Lorsqu’il est recruté par l’ONF en 1986, Cloutier s’affaire à adapter en court métrage d’animation sa série La Légende des Jean-Guy. Intitulé Le colporteur, le film se retrouve toutefois amputé de son dialogue. Qu’à cela ne tienne, l’émérite illustrateur développe alors une syntaxe visuelle inventive dans le prolongement de ses bandes dessinées, syntaxe qui trouvera sa pleine maturité dans son film Isabelle au bois dormant, lui valant les honneurs – largement mérités – du Génie du meilleur court métrage d’animation en 2009. En ce sens, c’est le même artiste imaginatif et drolatique que les lecteurs de la première heure retrouvent sur grand écran. Sans qu’il y ait de rupture, tant du point de vue esthétique que thématique, Claude Cloutier s’amuse à varier les techniques de dessin avec aisance, chose qu’il fait non seulement comme animateur, mais aussi comme bédéiste, notamment lors du second volet des aventures de Gilles La Jungle. Le hachuré gagne alors en souplesse.

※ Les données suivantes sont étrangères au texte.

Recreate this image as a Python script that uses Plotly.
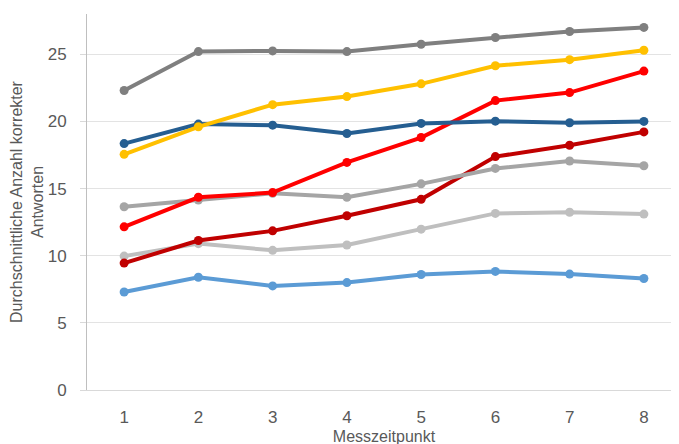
import plotly.graph_objects as go

x_vals = [1, 2, 3, 4, 5, 6, 7, 8]

s_darkgray = [22.3, 25.2, 25.25, 25.2, 25.75, 26.25, 26.7, 27.0]
s_yellow = [17.55, 19.6, 21.25, 21.85, 22.8, 24.15, 24.6, 25.3]
s_darkblue = [18.35, 19.8, 19.72, 19.1, 19.85, 20.02, 19.9, 20.0]
s_red = [12.15, 14.35, 14.7, 16.95, 18.8, 21.55, 22.15, 23.75]
s_midgray = [13.65, 14.15, 14.65, 14.35, 15.35, 16.5, 17.05, 16.7]
s_darkred = [9.45, 11.13, 11.85, 12.98, 14.2, 17.38, 18.23, 19.22]
s_lightgray = [9.97, 10.9, 10.4, 10.8, 11.98, 13.15, 13.24, 13.1]
s_lightblue = [7.3, 8.4, 7.75, 8.0, 8.6, 8.83, 8.63, 8.3]

series = [
    ("lightblue", s_lightblue, "#5B9BD5"),
    ("lightgray", s_lightgray, "#BFBFBF"),
    ("darkred", s_darkred, "#C00000"),
    ("midgray", s_midgray, "#A5A5A5"),
    ("red", s_red, "#FF0000"),
    ("darkblue", s_darkblue, "#255E91"),
    ("yellow", s_yellow, "#FFC000"),
    ("darkgray", s_darkgray, "#7F7F7F"),
]

fig = go.Figure()
for name, vals, col in series:
    fig.add_trace(go.Scatter(
        x=x_vals, y=vals, name=name, mode="lines+markers",
        line=dict(color=col, width=4),
        marker=dict(color=col, size=9),
        showlegend=False,
    ))

font_fam = "Liberation Sans, Arial, sans-serif"
fig.update_layout(
    width=679, height=444,
    margin=dict(l=79, r=6, t=6, b=62),
    plot_bgcolor="white", paper_bgcolor="white",
    font=dict(family=font_fam, color="#595959", size=16),
    xaxis=dict(
        range=[0.5, 8.5], tickmode="array", tickvals=x_vals,
        showgrid=False, showline=True, linecolor="#D9D9D9", linewidth=1,
        ticks="", ticklabelstandoff=12, zeroline=False, automargin=False,
        title=dict(text="Messzeitpunkt", standoff=4, font=dict(size=16, color="#595959")),
        tickfont=dict(size=17, color="#595959"),
    ),
    yaxis=dict(
        range=[0, 28], tickvals=[0, 5, 10, 15, 20, 25],
        showgrid=True, gridcolor="#E3E3E3", gridwidth=1,
        showline=True, linecolor="#BFBFBF", linewidth=1,
        zeroline=False, ticks="outside", ticklen=6, tickcolor="#D9D9D9",
        ticklabelstandoff=10, automargin=False,
        title=dict(text="Durchschnittliche Anzahl korrekter<br>Antworten", standoff=8,
                   font=dict(size=16, color="#595959")),
        tickfont=dict(size=17, color="#595959"),
    ),
)

fig.write_html("out.html")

Sous des dehors d’humour délirant digne des Ding et Dong et Paul et Paul, le corpus de l’auteur fait écho à la philosophie de l’absurde des Jean-Paul Sartre, Albert Camus, Samuel Beckett et cie. Car si les créations de Cloutier sont en perpétuel décalage avec la réalité et que tout semble y être prétexte à la rigolade, c’est bien de l’existence de l’homme dépourvue de sens dont il est ici question. À ce titre, le court métrage Du bing bang à mardi matin (2000), où l’on assiste à l’évolution, et donc, à l’abrutissement de l’humanité qui assouvit sa soif de violence et de vaines conquêtes en assénant des coups sur la tête de soldats à travers les âges, rappelle la réplique de Méchan Man tirée du récit BD intitulé Gilles La Jungle contre Méchant Man, adressée à l’amoureuse captive de Gilles La Jungle : « La violence est toute ma vie, Jeanne, mais si tu voulais m’épouser… je laisserais toute l’humanité tranquille ». Hilarant à souhait, cet extrait de dialogue témoigne avec éloquence de l’absurdité de la condition humaine. Au-delà du rire, l’humour, qu’il soit de nature textuelle ou graphique, occupe ici sa fonction première : susciter la réflexion.
Cloutier pousse plus loin l’amorce de cette exploration avec son magistral court métrage La tranchée (2010), où l’on voit les soldats de la Première Guerre mondiale ne faire qu’un avec la terre. Pour l’occasion, il réinvente son art tant du point de vue du ton, ici dénué d’humour, que de l’approche graphique, par l’utilisation de la rotoscopie et la technique du lavis. C’est un Claude Cloutier inédit, poétique, à la puissance d’évocation sublime que l’on découvre. Les aficionados du neuvième art ne peuvent qu’espérer qu’il reviendra à la bande dessinée avec pareil projet. Ce qui serait tout naturel, étant donné qu’il a largement puisé dans son répertoire papier à titre d’animateur. Une manière de boucler la boucle.
Bien que trouvant toutes deux leurs sources dans l’art séquentiel, la bande dessinée et l’animation s’avèrent être deux médiums forts différents. Pourtant, chez Claude Cloutier, on passe aisément de l’un à l’autre, comme s’il s’agissait d’une seule œuvre affranchie de tout support où l’homme est mis à nu dans toute son absurde condition.